An environmental report (ÇED) by Rosatom, which the Turkish authorities require, is expected to be resubmitted to the Environment Ministry soon, months behind the planned schedule.
“We have taken the first questions about the ÇED from the ministry. After we translate all the documents, we’ll send them to Moscow, and then we’ll work on these questions. All of the questions are submitting to us part by part, but we have asked for these questions to be sent altogether to shorten the process,” he said.
He also added they will start working to take construction licenses and power generation licenses.
Without environmental approval, the company cannot launch tenders for an estimated 8 billion worth of subcontracts.
The nuclear power plant may be delayed by at least a year, a source close to the plans said to Reuters last week, as bureaucratic hurdles hamper the $20 billion project.
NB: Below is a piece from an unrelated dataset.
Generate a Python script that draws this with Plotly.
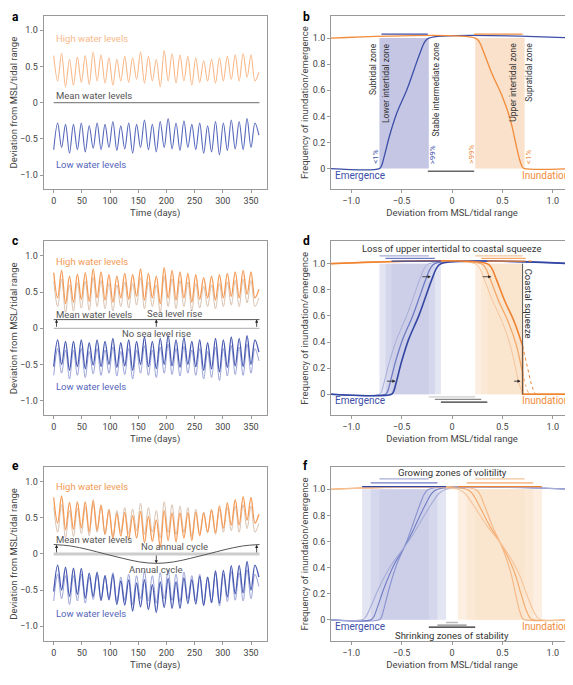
import plotly.graph_objects as go
import numpy as np

W, H = 573, 685
FW, FH = 566, 672
# ---------------- data ----------------
tide_days = list(range(0, 365, 7))
high_peaks = [0.65,0.68,0.60,0.63,0.65,0.70,0.66,0.62,0.60,0.64,0.62,0.70,0.64,0.60,0.72,0.68,0.66,0.64,0.62,0.58,0.60,0.62,0.64,0.66,0.68,0.66,0.42]
high_troughs = [0.30,0.22,0.24,0.28,0.25,0.30,0.27,0.24,0.30,0.28,0.32,0.27,0.30,0.22,0.30,0.27,0.30,0.24,0.28,0.30,0.27,0.30,0.32,0.30,0.35,0.30]
low_troughs = [-0.65,-0.62,-0.70,-0.65,-0.68,-0.63,-0.65,-0.62,-0.66,-0.64,-0.70,-0.62,-0.65,-0.68,-0.62,-0.64,-0.66,-0.62,-0.65,-0.70,-0.68,-0.72,-0.66,-0.64,-0.65,-0.62,-0.45]
low_peaks = [-0.28,-0.30,-0.30,-0.28,-0.32,-0.28,-0.30,-0.26,-0.32,-0.28,-0.30,-0.24,-0.30,-0.26,-0.22,-0.28,-0.25,-0.30,-0.28,-0.32,-0.26,-0.28,-0.24,-0.26,-0.22,-0.28]
sea_level_rise = 0.12
annual_days = [0, 30, 61, 91, 122, 152, 182, 213, 243, 274, 304, 335, 365]
annual_cycle = [0.13, 0.11, 0.06, 0.0, -0.06, -0.11, -0.13, -0.11, -0.06, 0.0, 0.06, 0.11, 0.13]
arrow_days = [5, 182, 360]

emerg_x = [-0.72,-0.70,-0.67,-0.62,-0.55,-0.45,-0.38,-0.32,-0.27,-0.23]
emerg_y = [0.0, 0.02, 0.10, 0.25, 0.42, 0.60, 0.75, 0.88, 0.97, 1.0]
inund_x = [0.23, 0.27, 0.32, 0.40, 0.50, 0.58, 0.63, 0.67, 0.70, 0.72]
inund_y = [1.0, 0.97, 0.88, 0.72, 0.55, 0.37, 0.20, 0.07, 0.01, 0.0]
d_shifts = [0.0, 0.06, 0.12]
f_stretch = [1.0, 1.35, 1.7]
squeeze_x = 0.70

def interleave(a, b):
    out = []
    for i in range(len(a)):
        out.append(a[i])
        if i < len(b):
            out.append(b[i])
    return out

high_a = interleave(high_peaks, high_troughs)
low_a = interleave(low_troughs, low_peaks)

OR = "#f28c3b"; ORL = "#f8b98a"; ORG = "#d9c2b0"
BL = "#3d4fa8"; BLL = "#9aa3d6"
GR = "#555555"; AX = "#999999"; TX = "#444444"

fig = go.Figure()

cols = [(36, 262), (327, 572)]
rows = [(8, 185), (238, 415), (468, 645)]
axes = {}
n = 0
for r in range(3):
    for c in range(2):
        n += 1
        x0, x1 = cols[c]; y0, y1 = rows[r]
        axes[(r, c)] = n
        sfx = "" if n == 1 else str(n)
        left = (c == 0)
        xa = dict(domain=[x0 / W, x1 / W], anchor="y" + sfx,
                  range=[-18, 378] if left else [-1.2, 1.2],
                  tickvals=[0,50,100,150,200,250,300,350] if left else [-1,-0.5,0,0.5,1],
                  ticktext=None if left else ["−1.0","−0.5","0","0.5","1.0"],
                  title=dict(text="Time (days)" if left else "Deviation from MSL/tidal range", font=dict(size=9.5, color=TX), standoff=4),
                  showline=True, mirror=True, linecolor=AX, linewidth=1, ticks="outside", ticklen=3,
                  tickcolor=AX, showgrid=False, zeroline=False, tickfont=dict(size=9, color=TX))
        ya = dict(domain=[1 - y1 / H, 1 - y0 / H], anchor="x" + sfx,
                  range=[-1.2, 1.2] if left else [-0.16, 1.17],
                  tickvals=[-1,-0.5,0,0.5,1] if left else [0,0.2,0.4,0.6,0.8,1.0],
                  ticktext=["−1.0","−0.5","0","0.5","1.0"] if left else ["0","0.2","0.4","0.6","0.8","1.0"],
                  title=dict(text="Deviation from MSL/tidal range" if left else "Frequency of inundation/emergence", font=dict(size=9.5, color=TX), standoff=2),
                  showline=True, mirror=True, linecolor=AX, linewidth=1, ticks="outside", ticklen=3,
                  tickcolor=AX, showgrid=False, zeroline=False, tickfont=dict(size=9, color=TX))
        fig.layout["xaxis" + sfx] = xa
        fig.layout["yaxis" + sfx] = ya
        fig.add_annotation(text="<b>" + "abcdef"[n - 1] + "</b>", xref="paper", yref="paper",
                           x=2 / W if left else (x0 - 30) / W, y=1 - max(y0 - 10, 0) / H,
                           showarrow=False, xanchor="left", yanchor="top", font=dict(size=12, color="black"))

def ref(r, c):
    k = axes[(r, c)]
    s = "" if k == 1 else str(k)
    return "x" + s, "y" + s

def line(r, c, x, y, color, width=1.2, dash=None, shape="linear"):
    xr, yr = ref(r, c)
    fig.add_trace(go.Scatter(x=x, y=y, mode="lines", xaxis=xr, yaxis=yr, showlegend=False, hoverinfo="skip",
                             line=dict(color=color, width=width, dash=dash, shape=shape)))

def text(r, c, x, y, s, color=TX, size=9.5, xa="left", ya="middle", angle=0):
    xr, yr = ref(r, c)
    fig.add_annotation(text=s, x=x, y=y, xref=xr, yref=yr, showarrow=False, xanchor=xa, yanchor=ya,
                       textangle=angle, font=dict(size=size, color=color))

def rect(r, c, x0, x1, color, op):
    xr, yr = ref(r, c)
    fig.add_shape(type="rect", xref=xr, yref=yr, x0=x0, x1=x1, y0=0, y1=1, fillcolor=color, opacity=op,
                  line_width=0, layer="below")

def arrow(r, c, x, y0, y1, xt=None, xh=None):
    xr, yr = ref(r, c)
    fig.add_annotation(x=x if xh is None else xh, y=y1, ax=x if xt is None else xt, ay=y0,
                       xref=xr, yref=yr, axref=xr, ayref=yr, text="",
                       showarrow=True, arrowhead=2, arrowsize=0.8, arrowwidth=0.8, arrowcolor="#222")

# ---------------- panel a ----------------
line(0, 0, tide_days, high_a, ORL, 1.1, shape="spline")
line(0, 0, tide_days, low_a, "#5566bb", 1.1, shape="spline")
line(0, 0, [0, 365], [0, 0], "#888", 1.2)
text(0, 0, 0, 0.88, "High water levels", ORL)
text(0, 0, 0, 0.1, "Mean water levels", GR)
text(0, 0, 0, -0.85, "Low water levels", "#5566bb")

# ---------------- panel c ----------------
high_c = [v + sea_level_rise for v in high_a]
low_c = [v + sea_level_rise for v in low_a]
line(1, 0, tide_days, high_a, ORG, 1.0, shape="spline")
line(1, 0, tide_days, high_c, "#f49a55", 1.3, shape="spline")
line(1, 0, tide_days, low_a, BLL, 1.0, shape="spline")
line(1, 0, tide_days, low_c, "#4658b0", 1.3, shape="spline")
line(1, 0, [0, 365], [0, 0], "#aaa", 1.0)
line(1, 0, [0, 365], [sea_level_rise, sea_level_rise], GR, 1.0)
for d in arrow_days:
    arrow(1, 0, d, 0.0, sea_level_rise)
text(1, 0, 0, 0.93, "High water levels", "#f49a55")
text(1, 0, 0, 0.19, "Mean water levels", GR)
text(1, 0, 215, 0.21, "Sea level rise", GR, xa="center")
text(1, 0, 182, -0.07, "No sea level rise", GR, xa="center")
text(1, 0, 0, -0.8, "Low water levels", "#5566bb")

# ---------------- panel e ----------------
ann = list(np.interp(tide_days, annual_days, annual_cycle))
high_e = [v + a for v, a in zip(high_a, ann)]
low_e = [v + a for v, a in zip(low_a, ann)]
line(2, 0, tide_days, high_a, ORG, 1.0, shape="spline")
line(2, 0, tide_days, high_e, "#f49a55", 1.3, shape="spline")
line(2, 0, tide_days, low_a, BLL, 1.0, shape="spline")
line(2, 0, tide_days, low_e, "#4658b0", 1.3, shape="spline")
line(2, 0, [0, 365], [0, 0], "#cccccc", 3.0)
line(2, 0, annual_days, annual_cycle, GR, 1.0, shape="spline")
for d in arrow_days:
    arrow(2, 0, d, 0.0, float(np.interp(d, annual_days, annual_cycle)))
text(2, 0, 0, 0.93, "High water levels", "#f49a55")
text(2, 0, 0, 0.2, "Mean water levels", GR)
text(2, 0, 215, 0.1, "No annual cycle", GR, xa="center")
text(2, 0, 182, -0.22, "Annual cycle", GR, xa="center")
text(2, 0, 0, -0.82, "Low water levels", "#5566bb")

def blue_curve(r, c, xs, color, width):
    line(r, c, [-1.2] + xs + [1.2], [0] + emerg_y + [1], color, width, shape="spline")

def orange_curve(r, c, xs, color, width):
    line(r, c, [-1.2] + xs + [1.2], [1] + inund_y + [0], color, width, shape="spline")

# ---------------- panel b ----------------
rect(0, 1, emerg_x[0], emerg_x[-1], "#c4c6e4", 1)
rect(0, 1, inund_x[0], inund_x[-1], "#f9e1cb", 1)
blue_curve(0, 1, emerg_x, BL, 1.3)
orange_curve(0, 1, inund_x, OR, 1.3)
line(0, 1, [-0.70, -0.24], [1.03, 1.03], BL, 1.3)
line(0, 1, [0.22, 0.70], [1.03, 1.03], OR, 1.3)
line(0, 1, [-0.24, 0.22], [-0.02, -0.02], "#666", 1.5)
for xx, s in [(-0.79, "Subtidal zone"), (-0.66, "Lower intertidal zone"), (-0.16, "Stable intermediate zone"),
              (0.61, "Upper intertidal zone"), (0.77, "Supratidal zone")]:
    text(0, 1, xx, 0.98, s, "#333", 8.5, xa="center", ya="top", angle=-90)
for xx, s, col in [(-0.76, "<1%", BL), (-0.19, ">99%", BL), (0.19, ">99%", OR), (0.76, "<1%", OR)]:
    text(0, 1, xx, 0.02, s, col, 8, xa="center", ya="bottom", angle=-90)
text(0, 1, -1.18, -0.05, "Emergence", BL, 10)
text(0, 1, 1.18, -0.05, "Inundation", OR, 10, xa="right")

# ---------------- panel d ----------------
for s in d_shifts:
    rect(1, 1, emerg_x[0] + s, emerg_x[-1] + s, "#c4c6e4", 0.45)
    rect(1, 1, inund_x[0] + s, squeeze_x, "#f9e1cb", 0.55)
bcols = ["#a6acd8", "#6f7cc4", "#3346a3"]
ocols = ["#f6c49a", "#f4a868", "#f08330"]
bar_y = [1.06, 1.04, 1.02]
gbar_y = [-0.02, -0.04, -0.06]
gcols = ["#cccccc", "#888888", "#333333"]
for i, s in enumerate(d_shifts):
    blue_curve(1, 1, [x + s for x in emerg_x], bcols[i], 1.0 + 0.3 * i)
    ox = [x + s for x in inund_x]
    oy_cut = float(np.interp(squeeze_x, ox, inund_y))
    keep_x = [x for x in ox if x < squeeze_x]
    keep_y = [y for x, y in zip(ox, inund_y) if x < squeeze_x]
    line(1, 1, [-1.2] + keep_x + [squeeze_x], [1] + keep_y + [oy_cut], ocols[i], 1.0 + 0.3 * i, shape="spline")
    line(1, 1, [squeeze_x, squeeze_x, 1.2], [oy_cut, 0, 0], ocols[i], 1.0 + 0.3 * i)
    if s > 0:
        dx = [squeeze_x] + [x for x in ox if x > squeeze_x]
        dy = [oy_cut] + [y for x, y in zip(ox, inund_y) if x > squeeze_x]
        line(1, 1, dx, dy, ocols[i], 1.0, dash="dot", shape="spline")
        line(1, 1, [squeeze_x, inund_x[-2] + s], [bar_y[i], bar_y[i]], ocols[i], 1.2, dash="dot")
    line(1, 1, [emerg_x[0] + s, emerg_x[-1] + s], [bar_y[i], bar_y[i]], bcols[i], 1.3)
    line(1, 1, [inund_x[0] + s, squeeze_x], [bar_y[i], bar_y[i]], ocols[i], 1.3)
    line(1, 1, [emerg_x[-1] + s, inund_x[0] + s], [gbar_y[i], gbar_y[i]], gcols[i], 1.3)
line(1, 1, [squeeze_x, squeeze_x], [0, 1], "#555", 1.0)
arrow(1, 1, 0, 0.1, 0.1, xt=-0.66, xh=-0.56)
arrow(1, 1, 0, 0.9, 0.9, xt=-0.31, xh=-0.21)
arrow(1, 1, 0, 0.9, 0.9, xt=0.29, xh=0.39)
arrow(1, 1, 0, 0.1, 0.1, xt=0.6, xh=0.68)
text(1, 1, 0.0, 1.12, "Loss of upper intertidal to coastal squeeze", "#333", 9.5, xa="center")
text(1, 1, 0.76, 0.98, "Coastal squeeze", "#333", 9.5, xa="center", ya="top", angle=90)
text(1, 1, -1.18, -0.05, "Emergence", BL, 10)
text(1, 1, 1.18, -0.05, "Inundation", OR, 10, xa="right")

# ---------------- panel f ----------------
bc = 0.5 * (emerg_x[0] + emerg_x[-1]); oc = 0.5 * (inund_x[0] + inund_x[-1])
fbar_y = [1.02, 1.05, 1.08]
fg_y = [-0.055, -0.04, -0.02]
fgcols = ["#222222", "#888888", "#bbbbbb"]
for i, k in enumerate(f_stretch):
    bx = [bc + (x - bc) * k for x in emerg_x]
    ox = [oc + (x - oc) * k for x in inund_x]
    rect(2, 1, bx[0], bx[-1], "#c4c6e4", 0.45)
    rect(2, 1, ox[0], ox[-1], "#f9e1cb", 0.55)
for i, k in enumerate(f_stretch):
    bx = [bc + (x - bc) * k for x in emerg_x]
    ox = [oc + (x - oc) * k for x in inund_x]
    blue_curve(2, 1, bx, bcols[2 - i] if i else "#8891cf", 1.1)
    orange_curve(2, 1, ox, ocols[2 - i] if i else "#f6b684", 1.1)
    line(2, 1, [bx[0], bx[-1]], [fbar_y[2 - i]] * 2, bcols[i], 1.3)
    line(2, 1, [ox[0], ox[-1]], [fbar_y[2 - i]] * 2, ocols[i], 1.3)
    line(2, 1, [bx[-1], ox[0]], [fg_y[i]] * 2, fgcols[i], 1.3)
text(2, 1, 0.0, 1.13, "Growing zones of volitility", "#333", 9.5, xa="center")
text(2, 1, 0.0, -0.12, "Shrinking zones of stability", "#333", 9.5, xa="center")
text(2, 1, -1.18, -0.05, "Emergence", BL, 10)
text(2, 1, 1.18, -0.05, "Inundation", OR, 10, xa="right")

fig.update_layout(width=FW, height=FH, margin=dict(l=0, r=0, t=0, b=0), plot_bgcolor="white",
                  paper_bgcolor="white", font=dict(family="Roboto, Noto Sans, sans-serif", color=TX))
fig.write_html("out.html")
Prime Minister Recep Tayyip Erdoğan has been an advocate of the country’s ambitious nuclear program, meant to help reduce its dependence on costly hydrocarbon imports by providing 10 percent of its electricity needs by 2023.
1st unit already behind schedule
But Turkey’s first planned 4,800 megawatt (MW) plant, being built by Russia’s Rosatom, is already falling behind schedule, with the first reactor unlikely to be operational by 2019 as planned.
“Production in 2019 is not possible. 2020 is more likely,” one source close to the project told Reuters, noting a nuclear reactor on this scale would need a test period of at least six to 12 months before it could be fully operational.
“Bureaucrats are working for your and our safety” said Kasumov, adding the Akkuyu plant wouldn’t be the first plant that Rosatom built.
“Many people are surprised when I say the first concrete will be laid in 2016. As some part of the plant is planned to be under the surface, some underground construction will take two years, requiring the shipment of at least 15 million cubic meters of soil,” he said.
Kasumov noted some three companies and institutions made seismic and hydrologic examinations in the field; one of them is Kandilli Earthquake Observatory.
“All of them have submitted almost the same data, showing the field was very safe in terms of earthquake possibilities. This is very good for us. We can build the plant with peace in mind,” he said.
According to the intergovernmental agreement between Turkey and Russia on the construction of the nuclear plant, a project company was established in 2011 in the form of a joint stock company, the shares of which are initially 100 percent owned directly or indirectly by the companies authorized by the Russian side. Pursuant to the agreement, the Russian share will not be less than 51 percent at any time.